While the call to testEntityFlux(testEntityStream()) does what I expect, for reasons I really don't understand, the call to testEntityFlux() runs into an error:
reactor.core.Exceptions$ErrorCallbackNotImplemented: org.springframework.dao.InvalidDataAccessApiUsageException: You're trying to execute a streaming query method without a surrounding transaction that keeps the connection open so that the Stream can actually be consumed. Make sure the code consuming the stream uses #Transactional or any other way of declaring a (read-only) transaction.
Caused by: org.springframework.dao.InvalidDataAccessApiUsageException: You're trying to execute a streaming query method without a surrounding transaction that keeps the connection open so that the Stream can actually be consumed. Make sure the code consuming the stream uses #Transactional or any other way of declaring a (read-only) transaction.

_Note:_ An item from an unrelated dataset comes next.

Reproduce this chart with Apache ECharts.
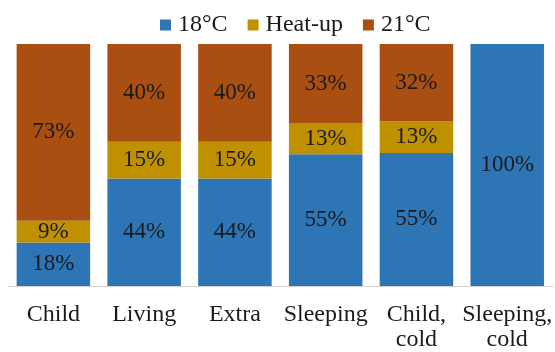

... what usually happens when I forget the #Transactional, which I didn't.
EDIT
Note: The code was inspired by: https://github.com/chang-chao/spring-webflux-reactive-jdbc-sample/blob/master/src/main/java/me/changchao/spring/springwebfluxasyncjdbcsample/service/CityServiceImpl.java which in turn was inspired by https://spring.io/blog/2016/07/20/notes-on-reactive-programming-part-iii-a-simple-http-server-application.
However, the Mono version has the same "issue".
EDIT 2
An example using optional, note that in testEntityMono() replacing testEntityOptional() with testEntityOptionalManual() leads to working code. Thus it all seems to be directly related to how jpa does the data fetching:
#SneakyThrows
#Transactional
public void dbOptionalToMonoTest() {
testEntityRepository.save(new TestEntity(2, 6));
testEntityRepository.save(new TestEntity(3, 8));
testEntityRepository.save(new TestEntity(4, 10));
testEntityMono(testEntityOptional()).subscribe(System.out::println);
testEntityMono().subscribe(System.out::println);
Thread.sleep(1200);
}
private Mono<TestEntity> testEntityMono() {
return fromSingle(() -> testEntityOptional().get());
}
private Mono<TestEntity> testEntityMono(Optional<TestEntity> testEntity) {
return fromSingle(() -> testEntity.get());
}
private Optional<TestEntity> testEntityOptional() {
return testEntityRepository.findById(4);
}
#SneakyThrows
private Optional<TestEntity> testEntityOptionalManual() {
Thread.sleep(1000);
return Optional.of(new TestEntity(20, 20));
}
static <T> Mono<T> fromSingle(final Supplier<T> tSupplier) {
return Mono
.defer(() -> Mono.fromSupplier(tSupplier))
.subscribeOn(Schedulers.elastic());
}
TL;DR:
It boils down to the differences between imperative and reactive programming assumptions and Thread affinity.
Details
We first need to understand what happens with transaction management to understand why your arrangement ends with a failure.
Using a #Transactional method creates a transactional scope for all code within the method. Transactional methods returning scalar values, Stream, collection-like types, or void (basically non-reactive types) are considered imperative transactional methods.
In imperative programming, flows stick to their carrier Thread. The code is expected to remain on the same Thread and not to switch threads. Therefore, transaction management associates transactional state and resources with the carrier Thread in a ThreadLocal storage. As soon as code within a transactional method switches threads (e.g. spinning up a new Thread or using a Thread pool), the unit of work that gets executed on a different Thread leaves the transactional scope and potentially runs in its own transaction. In the worst case, the transaction is left open on an external Thread because there is no transaction manager monitoring entry/exit of the transactional unit of work.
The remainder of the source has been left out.